2. Nach diesen Maßstäben sind die
strittigen Aufwendungen als vorab entstandene Werbungskosten bei
den Einkünften aus Vermietung und Verpachtung zu
berücksichtigen. Der Kläger musste Schadensersatz in
Höhe von 250.000 DM leisten, um die - im Kauf des
Mietgrundstücks liegende - gescheiterte Investition zu
beenden. Dass der Aufhebungsvertrag nicht auf Grund eines
Prozessvergleichs, sondern außergerichtlich zustande kam, ist
für die steuerrechtliche Bewertung ohne Belang. Ein die
ursprüngliche Veranlassung überlagernder neuer
Zusammenhang dieser Aufwendungen ist jedenfalls nicht ersichtlich.
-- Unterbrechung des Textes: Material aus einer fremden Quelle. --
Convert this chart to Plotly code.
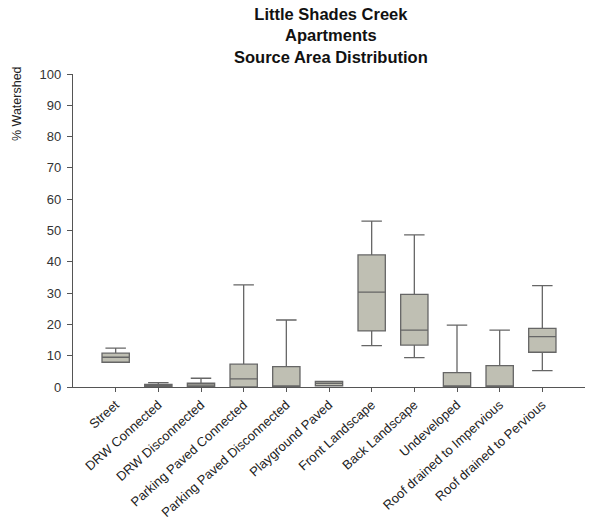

Weil der Grundstückskaufvertrag vor dem Übergang des
wirtschaftlichen Eigentums rückgängig gemacht wurde, lag
darin auch kein Veräußerungsgeschäft (vgl.
BFH-Urteil vom 20.1.1987 IX R 147/83, BFH/NV 1987, 428). Es kann
deshalb offen bleiben, ob mit dem Schadensersatz wegen
Nichterfüllung durch die Vertragsaufhebung verhinderte
Wertveränderungen ausgeglichen werden sollten, die als solche
nur dann steuerrechtlich bedeutsam wären, wenn die
Voraussetzungen des § 23 Abs. 1 Satz 1 Nr. 1 i.V.m. § 22
Nr. 2 EStG vorlägen. Auch die im Zusammenhang mit dem
Kaufvertrag und dessen Aufhebung angefallenen Rechtsanwalts- und
Notarkosten kann der Kläger als Werbungskosten geltend machen
(vgl. zu Rechtsverfolgungskosten BFH-Urteil vom 6.12.1983 VIII R
102/79, BFHE 140, 219, BStBl II 1984, 314 = SIS 84 07 33).
3. Da das angefochtene Urteil diesen
Grundsätzen nicht entspricht, ist es aufzuheben. Die Sache ist
spruchreif. Der Klage ist stattzugeben. Die der Höhe nach
unstreitigen Aufwendungen von 260.715 DM sind als weitere
Werbungskosten bei den Einkünften aus Vermietung und
Verpachtung zu berücksichtigen. Der Senat überträgt
dem FA die Berechnung der Einkommensteuer für das Streitjahr
nach § 100 Abs. 2 Satz 2 i.V.m. § 121 FGO.